Tang Biao, General Manager of Zhongke Kuyuan, claims that Hanyuan-2 has more than 500 optical tweezers arrays, a qubit lifetime (coherence time) of 100 seconds, and various core metrics have reached internationally advanced levels, while some key performance aspects are among the best in the industry.

Zhongke Kuyuan is positioned as a leading enterprise in Hubei Province's quantum technology industry chain. Its core team originates from the Chinese Academy of Sciences' Institute of Precision Measurement Science and Technology Innovation, and has been conducting research on neutral atom quantum technology for over 20 years, successively mastering a series of core technologies such as the fabrication of optical tweezers arrays, high-fidelity quantum gate manipulation, dynamic atomic rearrangement, and extension of coherence time.
On the other hand, hardware news site Tom's Hardware points out that the 200-qubit scale lags considerably behind the leading group of neutral-atom quantum computers in the West.
American company Atom Computing demonstrated a 1180-qubit neutral atom array in 2023 and has since partnered with Microsoft to provide error-corrected logic qubits on commercially available hardware. Also, American company QuEra has delivered error-corrected machines to Japan's National Institute of Information and Communications Technology (NICT), and has raised over $230 million (36.1 billion yen) by 2025. These companies publish metrics such as quantum gate fidelity, coherence time, and error rate for the quantum computers they are developing.
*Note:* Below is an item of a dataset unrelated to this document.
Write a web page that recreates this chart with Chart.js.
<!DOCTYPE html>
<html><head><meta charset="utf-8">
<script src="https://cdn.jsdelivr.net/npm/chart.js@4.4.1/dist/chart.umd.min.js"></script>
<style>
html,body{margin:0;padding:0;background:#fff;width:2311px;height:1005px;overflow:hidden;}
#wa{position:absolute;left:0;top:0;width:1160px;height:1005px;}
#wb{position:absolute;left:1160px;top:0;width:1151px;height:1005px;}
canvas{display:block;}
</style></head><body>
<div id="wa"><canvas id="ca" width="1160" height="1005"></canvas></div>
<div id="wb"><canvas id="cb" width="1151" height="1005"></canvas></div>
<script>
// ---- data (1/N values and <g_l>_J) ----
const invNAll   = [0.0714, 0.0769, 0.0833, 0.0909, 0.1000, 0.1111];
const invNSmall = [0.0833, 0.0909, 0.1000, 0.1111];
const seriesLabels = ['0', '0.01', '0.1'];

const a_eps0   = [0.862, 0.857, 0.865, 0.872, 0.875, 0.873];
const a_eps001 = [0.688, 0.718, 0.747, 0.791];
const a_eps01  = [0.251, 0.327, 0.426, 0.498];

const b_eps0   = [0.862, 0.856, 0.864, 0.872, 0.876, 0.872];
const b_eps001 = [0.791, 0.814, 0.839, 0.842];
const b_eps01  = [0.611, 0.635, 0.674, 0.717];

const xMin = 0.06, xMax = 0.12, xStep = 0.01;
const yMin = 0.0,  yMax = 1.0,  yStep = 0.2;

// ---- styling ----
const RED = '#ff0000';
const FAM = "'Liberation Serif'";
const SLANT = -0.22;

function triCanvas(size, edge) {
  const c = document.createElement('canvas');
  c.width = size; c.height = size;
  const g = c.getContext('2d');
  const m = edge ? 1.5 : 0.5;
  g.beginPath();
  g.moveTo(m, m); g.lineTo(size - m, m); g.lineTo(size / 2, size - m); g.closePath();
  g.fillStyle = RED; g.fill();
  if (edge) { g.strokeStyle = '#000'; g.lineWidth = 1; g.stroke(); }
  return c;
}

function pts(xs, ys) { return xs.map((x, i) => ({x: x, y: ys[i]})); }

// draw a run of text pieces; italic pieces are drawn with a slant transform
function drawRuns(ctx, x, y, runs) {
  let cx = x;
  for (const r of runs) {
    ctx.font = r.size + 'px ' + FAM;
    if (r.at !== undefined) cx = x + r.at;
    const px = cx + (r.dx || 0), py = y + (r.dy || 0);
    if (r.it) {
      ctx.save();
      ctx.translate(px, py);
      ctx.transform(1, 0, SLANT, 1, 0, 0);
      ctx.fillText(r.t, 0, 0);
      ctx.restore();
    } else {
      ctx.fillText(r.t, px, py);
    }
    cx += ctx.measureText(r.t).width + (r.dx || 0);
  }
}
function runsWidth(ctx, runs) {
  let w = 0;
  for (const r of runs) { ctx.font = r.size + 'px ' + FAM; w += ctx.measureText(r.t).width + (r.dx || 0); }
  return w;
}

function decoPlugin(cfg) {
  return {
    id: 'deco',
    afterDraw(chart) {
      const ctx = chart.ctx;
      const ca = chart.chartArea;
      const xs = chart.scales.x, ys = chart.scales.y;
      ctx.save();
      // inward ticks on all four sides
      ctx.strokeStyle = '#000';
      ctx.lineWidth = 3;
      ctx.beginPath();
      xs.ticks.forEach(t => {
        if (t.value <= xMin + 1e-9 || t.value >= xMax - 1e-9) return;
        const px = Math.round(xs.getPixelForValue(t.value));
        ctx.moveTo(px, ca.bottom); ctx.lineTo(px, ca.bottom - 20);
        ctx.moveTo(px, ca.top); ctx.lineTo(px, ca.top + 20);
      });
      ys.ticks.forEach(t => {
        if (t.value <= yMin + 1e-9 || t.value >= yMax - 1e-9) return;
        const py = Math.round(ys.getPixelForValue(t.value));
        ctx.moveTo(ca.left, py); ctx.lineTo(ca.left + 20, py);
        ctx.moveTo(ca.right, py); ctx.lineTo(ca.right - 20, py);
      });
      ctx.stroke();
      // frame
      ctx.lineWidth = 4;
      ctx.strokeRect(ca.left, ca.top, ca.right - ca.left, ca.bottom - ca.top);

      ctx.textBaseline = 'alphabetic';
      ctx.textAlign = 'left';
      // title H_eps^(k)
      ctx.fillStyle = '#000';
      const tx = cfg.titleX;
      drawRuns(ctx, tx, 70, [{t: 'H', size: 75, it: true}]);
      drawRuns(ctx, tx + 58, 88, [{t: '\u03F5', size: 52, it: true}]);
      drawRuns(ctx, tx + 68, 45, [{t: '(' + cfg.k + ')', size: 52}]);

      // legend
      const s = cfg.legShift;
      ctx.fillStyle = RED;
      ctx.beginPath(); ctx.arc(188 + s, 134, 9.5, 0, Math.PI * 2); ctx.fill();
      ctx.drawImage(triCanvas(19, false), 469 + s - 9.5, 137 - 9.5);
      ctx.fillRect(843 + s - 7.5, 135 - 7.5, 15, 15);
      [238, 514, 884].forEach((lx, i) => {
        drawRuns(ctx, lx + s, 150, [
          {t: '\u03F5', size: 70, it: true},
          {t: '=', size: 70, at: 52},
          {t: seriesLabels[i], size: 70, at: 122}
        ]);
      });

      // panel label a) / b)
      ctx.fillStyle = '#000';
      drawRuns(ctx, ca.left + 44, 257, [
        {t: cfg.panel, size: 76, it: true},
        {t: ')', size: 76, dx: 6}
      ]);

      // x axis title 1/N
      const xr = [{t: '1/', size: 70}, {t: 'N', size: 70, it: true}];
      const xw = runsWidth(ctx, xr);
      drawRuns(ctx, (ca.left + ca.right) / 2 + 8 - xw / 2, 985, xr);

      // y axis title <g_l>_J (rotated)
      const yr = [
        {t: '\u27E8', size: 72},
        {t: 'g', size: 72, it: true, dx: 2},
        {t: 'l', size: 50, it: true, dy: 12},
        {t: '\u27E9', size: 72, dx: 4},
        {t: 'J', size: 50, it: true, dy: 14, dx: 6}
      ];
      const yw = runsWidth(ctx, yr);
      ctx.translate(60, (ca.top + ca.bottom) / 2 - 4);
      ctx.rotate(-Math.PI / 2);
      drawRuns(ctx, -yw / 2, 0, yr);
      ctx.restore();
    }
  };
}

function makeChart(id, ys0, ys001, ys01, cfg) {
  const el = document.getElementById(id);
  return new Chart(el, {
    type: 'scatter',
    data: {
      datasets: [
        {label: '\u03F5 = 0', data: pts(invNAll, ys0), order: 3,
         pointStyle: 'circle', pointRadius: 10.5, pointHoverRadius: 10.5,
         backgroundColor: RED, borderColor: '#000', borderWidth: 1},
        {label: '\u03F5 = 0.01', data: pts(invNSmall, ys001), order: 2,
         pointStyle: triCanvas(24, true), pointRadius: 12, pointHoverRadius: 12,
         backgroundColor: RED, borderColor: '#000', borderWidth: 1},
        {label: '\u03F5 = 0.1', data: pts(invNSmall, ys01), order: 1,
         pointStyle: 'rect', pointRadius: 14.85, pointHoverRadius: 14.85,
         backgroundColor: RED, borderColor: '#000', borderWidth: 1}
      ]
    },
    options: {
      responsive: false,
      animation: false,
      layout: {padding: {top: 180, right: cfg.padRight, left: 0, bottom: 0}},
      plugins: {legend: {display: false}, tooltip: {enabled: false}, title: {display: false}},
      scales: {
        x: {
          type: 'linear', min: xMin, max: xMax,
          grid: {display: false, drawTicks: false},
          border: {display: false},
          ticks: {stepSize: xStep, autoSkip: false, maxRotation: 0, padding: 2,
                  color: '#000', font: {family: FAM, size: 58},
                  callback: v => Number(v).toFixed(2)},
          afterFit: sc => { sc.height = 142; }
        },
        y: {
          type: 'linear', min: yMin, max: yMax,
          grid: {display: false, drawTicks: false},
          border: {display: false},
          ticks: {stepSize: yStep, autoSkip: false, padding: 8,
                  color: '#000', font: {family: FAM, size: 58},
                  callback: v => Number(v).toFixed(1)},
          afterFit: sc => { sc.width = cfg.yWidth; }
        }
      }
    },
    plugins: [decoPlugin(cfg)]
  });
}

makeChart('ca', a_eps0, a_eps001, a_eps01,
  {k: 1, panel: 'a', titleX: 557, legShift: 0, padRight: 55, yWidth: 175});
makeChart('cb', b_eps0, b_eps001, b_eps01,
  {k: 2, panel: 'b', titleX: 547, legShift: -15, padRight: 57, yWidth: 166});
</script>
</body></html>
However, Tom's Hardware points out that Zhongke Kuyuan has not disclosed any of these indicators for Hanyuan No. 2, there are no peer-reviewed papers accompanying the announcement, and, as is common with this type of announcement originating in China, it all ends up in Chinese state-run media.
Furthermore, while the term 'dual-core' is intentionally used to evoke an analogy with classical multi-core CPUs, technically it is closer to the modular quantum computing concept that Western companies are pursuing on a larger scale. Tom's Hardware summarizes that IBM is focusing on connecting superconducting processors with classical and quantum interconnects, QuEra and Pasqal are advancing the balance between single-array scaling and inter-module connectivity, and Atom Computing and Microsoft are building integrated systems centered on networked quantum processors.
While Zhongke Kuyuan's approach is more tightly integrated than a networked approach by placing both arrays within a single enclosure, it remains to be seen whether it offers a practical advantage over methods for scaling a single large array, and published benchmarks are needed to answer that question, Tom's Hardware argued.